━━ SOURCE MATERIAL
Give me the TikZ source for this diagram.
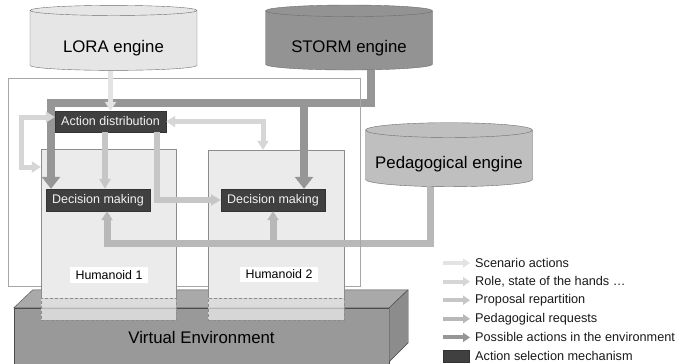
\documentclass[tikz,border=0pt]{standalone}
\usepackage{fontspec}
\setmainfont{Liberation Sans}
\usetikzlibrary{positioning}
\usetikzlibrary{shapes.geometric}
\usetikzlibrary{arrows.meta}
\definecolor{framecol}{HTML}{A6A6A6}
\definecolor{enginedraw}{HTML}{6E6E6E}
\definecolor{lorafill}{HTML}{E6E6E6}
\definecolor{stormfill}{HTML}{939393}
\definecolor{pedfill}{HTML}{BFBFBF}
\definecolor{vefront}{HTML}{999999}
\definecolor{vetop}{HTML}{A9A9A9}
\definecolor{veside}{HTML}{8C8C8C}
\definecolor{humfill}{HTML}{EBEBEB}
\definecolor{humdraw}{HTML}{8C8C8C}
\definecolor{darkfill}{HTML}{404040}
\definecolor{scencol}{HTML}{E3E3E3}
\definecolor{rolecol}{HTML}{D6D6D6}
\definecolor{propcol}{HTML}{C6C6C6}
\definecolor{reqcol}{HTML}{B8B8B8}
\definecolor{posscol}{HTML}{969696}
\begin{document}
\begin{tikzpicture}[x=1pt,y=-1pt,
engine/.style={draw=enginedraw,cylinder,shape border rotate=90,aspect=0.1,minimum width=167pt,minimum height=65pt,inner sep=0pt,text height=27pt,text depth=3.5pt,font=\fontsize{16.8}{20}\selectfont},
dark/.style={draw=black!80,fill=darkfill,text=black!5,inner sep=0pt,font=\fontsize{12.5}{15}\selectfont},
humanoid/.style={draw=humdraw,fill=humfill,inner sep=0pt},
ghost/.style={draw=humdraw,densely dashed,fill=white,fill opacity=0.6,inner sep=0pt,minimum height=22pt},
tag/.style={fill=white,inner xsep=5.5pt,inner ysep=3pt,font=\fontsize{12.4}{15}\selectfont},
legend/.style={anchor=west,inner sep=0pt,text=black!90,font=\fontsize{12.7}{15}\selectfont},
scenario/.style={draw=scencol,line width=5pt,-{Triangle[width=11pt,length=9pt]}},
role/.style={draw=rolecol,line width=5pt,{Triangle[width=11pt,length=9pt]}-{Triangle[width=11pt,length=9pt]}},
proposal/.style={draw=propcol,line width=6pt,-{Triangle[width=11pt,length=10pt]}},
request/.style={draw=reqcol,line width=7pt,-{Triangle[width=11pt,length=9pt]}},
possible/.style={draw=posscol,line width=8pt,-{Triangle[width=18pt,length=12pt]}},
legarrow/.style={line width=4pt,-{Triangle[width=9pt,length=7pt]}}
]
\useasboundingbox (0,0) rectangle (675,364);
%--
\node[draw=framecol,fill=white,minimum width=352pt,minimum height=208pt,inner sep=0pt] (frame) at (184,182) {};
%--
\node[draw=black!70,fill=vefront,minimum width=375pt,minimum height=58pt,inner sep=0pt,font=\fontsize{16.8}{20}\selectfont] (ve) at (201.5,337) {Virtual Environment};
\draw[draw=black!70,fill=vetop] (ve.north west) -- ++(19,-18) -- ++(375,0) -- (ve.north east) -- cycle;
\draw[draw=black!70,fill=veside] (ve.north east) -- ++(19,-18) -- ++(0,53) -- ++(-19,19) -- cycle;
%--
\node[humanoid,minimum width=135pt,minimum height=149pt] (hum1) at (108.5,223.5) {};
\node[ghost,below=0pt of hum1,minimum width=135pt] (ghost1) {};
\node[humanoid,minimum width=136pt,minimum height=148pt] (hum2) at (276,224) {};
\node[ghost,below=0pt of hum2,minimum width=136pt] (ghost2) {};
\node[tag] (tag1) at (109,275) {Humanoid 1};
\node[tag] (tag2) at (279,274.5) {Humanoid 2};
%--
\node[engine,fill=lorafill] (lora) at (113.5,40.5) {LORA engine};
\node[engine,fill=stormfill] (storm) at (349,40.5) {STORM engine};
\node[engine,fill=pedfill,minimum height=64pt,text height=24pt] (ped) at (449,158.5) {Pedagogical engine};
%--
\node[dark,minimum width=111pt,minimum height=21pt] (ad) at (110.5,121.5) {Action distribution};
\node[dark,minimum width=104pt,minimum height=22pt] (dm1) at (98,200) {Decision making};
\node[dark,minimum width=104pt,minimum height=22pt] (dm2) at (273,200) {Decision making};
%--
\coordinate (pa1) at (51,103);
\coordinate (pa2) at (304,103);
\draw[possible] ([xshift=22pt]storm.south) |- (pa1) -- (pa1 |- dm1.north);
\draw[possible] (pa2) -- (pa2 |- dm2.north);
%--
\coordinate (pe1) at (107,243.5);
\draw[request] ([xshift=-19pt]ped.south) |- (pe1) -- (pe1 |- dm1.south);
\draw[request] (dm2.south |- pe1) -- (dm2.south);
%--
\draw[proposal] ([xshift=-5.5pt]ad.south) -- ([xshift=7pt]dm1.north);
\draw[proposal] ([xshift=46.5pt]ad.south) |- (dm2.west);
%--
\coordinate (ro1) at (21,167);
\draw[role] ([yshift=4.5pt]ad.west) -| (ro1) -- (ro1 -| hum1.west);
\draw[role] (ad.east) -| ([xshift=-13pt]hum2.north);
%--
\draw[scenario] (lora.south -| ad.north) -- (ad.north);
\draw[framecol] (frame.north east) -- (frame.south east);
%--
\node[legend] (leg1) at (475,263) {Scenario actions};
\node[legend,below=18.6pt of leg1.west,anchor=west] (leg2) {Role, state of the hands …};
\node[legend,below=18.6pt of leg2.west,anchor=west] (leg3) {Proposal repartition};
\node[legend,below=18.6pt of leg3.west,anchor=west] (leg4) {Pedagogical requests};
\node[legend,below=18.6pt of leg4.west,anchor=west] (leg5) {Possible actions in the environment};
\node[legend,below=18.6pt of leg5.west,anchor=west] (leg6) {Action selection mechanism};
\draw[scenario,legarrow] ([xshift=-32pt]leg1.west) -- ([xshift=-5pt]leg1.west);
\draw[role,legarrow] ([xshift=-32pt]leg2.west) -- ([xshift=-5pt]leg2.west);
\draw[proposal,legarrow] ([xshift=-32pt]leg3.west) -- ([xshift=-5pt]leg3.west);
\draw[request,legarrow] ([xshift=-32pt]leg4.west) -- ([xshift=-5pt]leg4.west);
\draw[possible,legarrow] ([xshift=-32pt]leg5.west) -- ([xshift=-5pt]leg5.west);
\node[dark,minimum width=26pt,minimum height=12pt,left=6pt of leg6] (mech) {};
\end{tikzpicture}
\end{document}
━━━━
## INSTRUCTIONS TO FOLLOW
Copy out each line exactly, without the pictures.

## TASK RESPONSE
Give me the TikZ source for this diagram.
\documentclass[tikz,border=0pt]{standalone}
\usepackage{fontspec}
\setmainfont{Liberation Sans}
\usetikzlibrary{positioning}
\usetikzlibrary{shapes.geometric}
\usetikzlibrary{arrows.meta}
\definecolor{framecol}{HTML}{A6A6A6}
\definecolor{enginedraw}{HTML}{6E6E6E}
\definecolor{lorafill}{HTML}{E6E6E6}
\definecolor{stormfill}{HTML}{939393}
\definecolor{pedfill}{HTML}{BFBFBF}
\definecolor{vefront}{HTML}{999999}
\definecolor{vetop}{HTML}{A9A9A9}
\definecolor{veside}{HTML}{8C8C8C}
\definecolor{humfill}{HTML}{EBEBEB}
\definecolor{humdraw}{HTML}{8C8C8C}
\definecolor{darkfill}{HTML}{404040}
\definecolor{scencol}{HTML}{E3E3E3}
\definecolor{rolecol}{HTML}{D6D6D6}
\definecolor{propcol}{HTML}{C6C6C6}
\definecolor{reqcol}{HTML}{B8B8B8}
\definecolor{posscol}{HTML}{969696}
\begin{document}
\begin{tikzpicture}[x=1pt,y=-1pt,
engine/.style={draw=enginedraw,cylinder,shape border rotate=90,aspect=0.1,minimum width=167pt,minimum height=65pt,inner sep=0pt,text height=27pt,text depth=3.5pt,font=\fontsize{16.8}{20}\selectfont},
dark/.style={draw=black!80,fill=darkfill,text=black!5,inner sep=0pt,font=\fontsize{12.5}{15}\selectfont},
humanoid/.style={draw=humdraw,fill=humfill,inner sep=0pt},
ghost/.style={draw=humdraw,densely dashed,fill=white,fill opacity=0.6,inner sep=0pt,minimum height=22pt},
tag/.style={fill=white,inner xsep=5.5pt,inner ysep=3pt,font=\fontsize{12.4}{15}\selectfont},
legend/.style={anchor=west,inner sep=0pt,text=black!90,font=\fontsize{12.7}{15}\selectfont},
scenario/.style={draw=scencol,line width=5pt,-{Triangle[width=11pt,length=9pt]}},
role/.style={draw=rolecol,line width=5pt,{Triangle[width=11pt,length=9pt]}-{Triangle[width=11pt,length=9pt]}},
proposal/.style={draw=propcol,line width=6pt,-{Triangle[width=11pt,length=10pt]}},
request/.style={draw=reqcol,line width=7pt,-{Triangle[width=11pt,length=9pt]}},
possible/.style={draw=posscol,line width=8pt,-{Triangle[width=18pt,length=12pt]}},
legarrow/.style={line width=4pt,-{Triangle[width=9pt,length=7pt]}}
]
\useasboundingbox (0,0) rectangle (675,364);
%--
\node[draw=framecol,fill=white,minimum width=352pt,minimum height=208pt,inner sep=0pt] (frame) at (184,182) {};
%--
\node[draw=black!70,fill=vefront,minimum width=375pt,minimum height=58pt,inner sep=0pt,font=\fontsize{16.8}{20}\selectfont] (ve) at (201.5,337) {Virtual Environment};
\draw[draw=black!70,fill=vetop] (ve.north west) -- ++(19,-18) -- ++(375,0) -- (ve.north east) -- cycle;
\draw[draw=black!70,fill=veside] (ve.north east) -- ++(19,-18) -- ++(0,53) -- ++(-19,19) -- cycle;
%--
\node[humanoid,minimum width=135pt,minimum height=149pt] (hum1) at (108.5,223.5) {};
\node[ghost,below=0pt of hum1,minimum width=135pt] (ghost1) {};
\node[humanoid,minimum width=136pt,minimum height=148pt] (hum2) at (276,224) {};
\node[ghost,below=0pt of hum2,minimum width=136pt] (ghost2) {};
\node[tag] (tag1) at (109,275) {Humanoid 1};
\node[tag] (tag2) at (279,274.5) {Humanoid 2};
%--
\node[engine,fill=lorafill] (lora) at (113.5,40.5) {LORA engine};
\node[engine,fill=stormfill] (storm) at (349,40.5) {STORM engine};
\node[engine,fill=pedfill,minimum height=64pt,text height=24pt] (ped) at (449,158.5) {Pedagogical engine};
%--
\node[dark,minimum width=111pt,minimum height=21pt] (ad) at (110.5,121.5) {Action distribution};
\node[dark,minimum width=104pt,minimum height=22pt] (dm1) at (98,200) {Decision making};
\node[dark,minimum width=104pt,minimum height=22pt] (dm2) at (273,200) {Decision making};
%--
\coordinate (pa1) at (51,103);
\coordinate (pa2) at (304,103);
\draw[possible] ([xshift=22pt]storm.south) |- (pa1) -- (pa1 |- dm1.north);
\draw[possible] (pa2) -- (pa2 |- dm2.north);
%--
\coordinate (pe1) at (107,243.5);
\draw[request] ([xshift=-19pt]ped.south) |- (pe1) -- (pe1 |- dm1.south);
\draw[request] (dm2.south |- pe1) -- (dm2.south);
%--
\draw[proposal] ([xshift=-5.5pt]ad.south) -- ([xshift=7pt]dm1.north);
\draw[proposal] ([xshift=46.5pt]ad.south) |- (dm2.west);
%--
\coordinate (ro1) at (21,167);
\draw[role] ([yshift=4.5pt]ad.west) -| (ro1) -- (ro1 -| hum1.west);
\draw[role] (ad.east) -| ([xshift=-13pt]hum2.north);
%--
\draw[scenario] (lora.south -| ad.north) -- (ad.north);
\draw[framecol] (frame.north east) -- (frame.south east);
%--
\node[legend] (leg1) at (475,263) {Scenario actions};
\node[legend,below=18.6pt of leg1.west,anchor=west] (leg2) {Role, state of the hands …};
\node[legend,below=18.6pt of leg2.west,anchor=west] (leg3) {Proposal repartition};
\node[legend,below=18.6pt of leg3.west,anchor=west] (leg4) {Pedagogical requests};
\node[legend,below=18.6pt of leg4.west,anchor=west] (leg5) {Possible actions in the environment};
\node[legend,below=18.6pt of leg5.west,anchor=west] (leg6) {Action selection mechanism};
\draw[scenario,legarrow] ([xshift=-32pt]leg1.west) -- ([xshift=-5pt]leg1.west);
\draw[role,legarrow] ([xshift=-32pt]leg2.west) -- ([xshift=-5pt]leg2.west);
\draw[proposal,legarrow] ([xshift=-32pt]leg3.west) -- ([xshift=-5pt]leg3.west);
\draw[request,legarrow] ([xshift=-32pt]leg4.west) -- ([xshift=-5pt]leg4.west);
\draw[possible,legarrow] ([xshift=-32pt]leg5.west) -- ([xshift=-5pt]leg5.west);
\node[dark,minimum width=26pt,minimum height=12pt,left=6pt of leg6] (mech) {};
\end{tikzpicture}
\end{document}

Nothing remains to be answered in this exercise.